**Instructions to follow**:
Can you set down, exactly as they appear below, the lines from the opening of the material through the one bearing "1519, 1731, 1957]", minus the pictures?

========

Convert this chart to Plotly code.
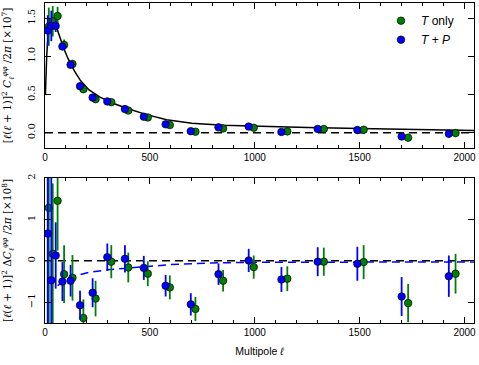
import plotly.graph_objects as go

# multipole bin centres (green points are drawn slightly offset)
ell_tp = [13, 30, 51, 83, 122, 167, 227, 297, 381, 471, 575, 695, 827, 971, 1127, 1300, 1489, 1700, 1925]
ell_t = [18, 37, 60, 91, 131, 183, 241, 316, 397, 490, 595, 717, 849, 995, 1155, 1329, 1519, 1731, 1957]

# top panel: [l(l+1)]^2 C_l^pp / 2pi  [x1e7]
cl_tp = [1.34, 1.40, 1.40, 1.13, 0.89, 0.61, 0.46, 0.41, 0.31, 0.21, 0.11, 0.02, 0.07, 0.08, 0.01, 0.05, 0.035, -0.05, -0.013]
cl_tp_err = [0.2, 0.2, 0.08, 0.047, 0.038, 0.035, 0.035, 0.033, 0.033, 0.029, 0.026, 0.027, 0.026, 0.028, 0.03, 0.035, 0.041, 0.047, 0.05]
cl_t = [1.39, 1.46, 1.53, 1.15, 0.90, 0.57, 0.44, 0.40, 0.29, 0.20, 0.10, 0.013, 0.056, 0.065, 0.017, 0.048, 0.039, -0.065, -0.005]
cl_t_err = [0.25, 0.2, 0.12, 0.07, 0.055, 0.045, 0.043, 0.04, 0.036, 0.03, 0.029, 0.029, 0.026, 0.028, 0.03, 0.034, 0.041, 0.046, 0.048]

# bottom panel: difference to fiducial  [x1e8]
dcl_tp = [0.66, -0.47, 0.13, -0.5, -0.48, -1.07, -0.77, 0.09, 0.05, -0.17, -0.6, -1.05, -0.32, 0.01, -0.45, -0.02, -0.07, -0.86, -0.37]
dcl_tp_err = [3.0, 3.0, 0.8, 0.47, 0.38, 0.35, 0.35, 0.33, 0.33, 0.29, 0.26, 0.27, 0.26, 0.28, 0.30, 0.35, 0.41, 0.47, 0.5]
dcl_t = [1.28, 0.17, 1.45, -0.32, -0.41, -1.38, -0.91, -0.02, -0.16, -0.31, -0.64, -1.16, -0.48, -0.15, -0.43, -0.02, -0.03, -1.02, -0.31]
dcl_t_err = [3.0, 1.7, 1.2, 0.7, 0.55, 0.45, 0.43, 0.4, 0.36, 0.3, 0.29, 0.29, 0.26, 0.28, 0.30, 0.34, 0.41, 0.46, 0.48]

# fiducial theory curve
ell_th = [2, 4, 8, 12, 20, 30, 40, 55, 70, 90, 110, 140, 170, 210, 260, 320, 400, 480, 580, 700, 850, 1000, 1250, 1500, 1750, 2050]
cl_th = [0.5, 0.75, 1.0, 1.18, 1.35, 1.43, 1.45, 1.38, 1.26, 1.10, 0.97, 0.81, 0.68, 0.56, 0.47, 0.39, 0.31, 0.24, 0.17, 0.125, 0.097, 0.083, 0.068, 0.055, 0.043, 0.028]

# best-fit minus fiducial (blue dashed)
ell_fit = [60, 90, 135, 215, 310, 405, 500, 600, 800, 1000, 1500, 2050]
dcl_fit = [-0.6, -0.48, -0.37, -0.27, -0.21, -0.17, -0.13, -0.09, -0.05, -0.035, -0.03, -0.03]

GREEN = "#008000"
BLUE = "#0000ff"
SANS = "Liberation Sans"
SERIF = "DejaVu Serif"

fig = go.Figure()


def points(x, y, err, color, name, yaxis, show):
    fig.add_trace(go.Scatter(
        x=x, y=y, mode="markers", name=name, showlegend=show,
        xaxis="x" if yaxis == "y" else "x2", yaxis=yaxis,
        marker=dict(size=7.5, color=color, line=dict(color="black", width=0.7)),
        error_y=dict(type="data", array=err, color=color, thickness=1.8, width=0),
    ))


fig.add_trace(go.Scatter(x=ell_th, y=cl_th, mode="lines", line=dict(color="black", width=1.5),
                         showlegend=False, xaxis="x", yaxis="y"))
points(ell_t, cl_t, cl_t_err, GREEN, "<i>T</i> only", "y", True)
points(ell_tp, cl_tp, cl_tp_err, BLUE, "<i>T</i> + <i>P</i>", "y", True)

fig.add_trace(go.Scatter(x=ell_fit, y=dcl_fit, mode="lines", line=dict(color=BLUE, width=1.5, dash="8px,5px"),
                         showlegend=False, xaxis="x2", yaxis="y2"))
points(ell_t, dcl_t, dcl_t_err, GREEN, "T", "y2", False)
points(ell_tp, dcl_tp, dcl_tp_err, BLUE, "TP", "y2", False)

for yref in ("y", "y2"):
    fig.add_shape(type="line", xref="paper", yref=yref, x0=0, x1=1, y0=0, y1=0,
                  line=dict(color="black", width=1.5, dash="8px,5px"), layer="below")

xcommon = dict(range=[0, 2045], tick0=0, dtick=500, ticks="inside", ticklen=6, tickcolor="black",
               showline=True, mirror="ticks", linecolor="black", linewidth=1, showgrid=False, zeroline=False,
               minor=dict(dtick=100, ticks="inside", ticklen=3, tickcolor="black"), automargin=False,
               tickfont=dict(family=SANS, size=10, color="black"))
ycommon = dict(ticks="inside", ticklen=6, tickcolor="black", showline=True, mirror="ticks",
               linecolor="black", linewidth=1, showgrid=False, zeroline=False, tickangle=-90, automargin=False,
               ticklabelstandoff=5, tickfont=dict(family=SERIF, size=10, color="black"))

fig.update_layout(
    width=479, height=365,
    margin=dict(l=45, r=5, t=3, b=42),
    plot_bgcolor="white", paper_bgcolor="white",
    xaxis=dict(domain=[0, 1], anchor="y", **xcommon),
    xaxis2=dict(domain=[0, 1], anchor="y2",
                title=dict(text="Multipole <i>ℓ</i>", font=dict(family=SANS, size=10.5, color="black"), standoff=10),
                **xcommon),
    yaxis=dict(domain=[0.547, 1], anchor="x", range=[-0.2, 1.7], dtick=0.5, tickformat=".1f",
               title=dict(text="[<i>ℓ</i>(<i>ℓ</i> + 1)]<sup>2</sup> <i>C</i><sub><i>ℓ</i></sub><sup><i>φφ</i></sup> /2<i>π</i> [×10<sup>7</sup>]",
                          font=dict(family=SERIF, size=10.5, color="black"), standoff=12),
               **ycommon),
    yaxis2=dict(domain=[0, 0.453], anchor="x2", range=[-1.5, 2], dtick=1,
                title=dict(text="[<i>ℓ</i>(<i>ℓ</i> + 1)]<sup>2</sup> Δ<i>C</i><sub><i>ℓ</i></sub><sup><i>φφ</i></sup> /2<i>π</i> [×10<sup>8</sup>]",
                           font=dict(family=SERIF, size=10.5, color="black"), standoff=12),
                **ycommon),
    legend=dict(x=0.965, y=0.99, xanchor="right", yanchor="top", bgcolor="rgba(0,0,0,0)",
                font=dict(family=SANS, size=12, color="black"), itemwidth=30, tracegroupgap=0),
)

# the page body has a default margin; drop it so the figure sits at the window's corner
fig.write_html("out.html", config={"displayModeBar": False},
               post_script="document.body.style.margin='0px';")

========

**Exercise solution**:
Convert this chart to Plotly code.
import plotly.graph_objects as go

# multipole bin centres (green points are drawn slightly offset)
ell_tp = [13, 30, 51, 83, 122, 167, 227, 297, 381, 471, 575, 695, 827, 971, 1127, 1300, 1489, 1700, 1925]
ell_t = [18, 37, 60, 91, 131, 183, 241, 316, 397, 490, 595, 717, 849, 995, 1155, 1329, 1519, 1731, 1957]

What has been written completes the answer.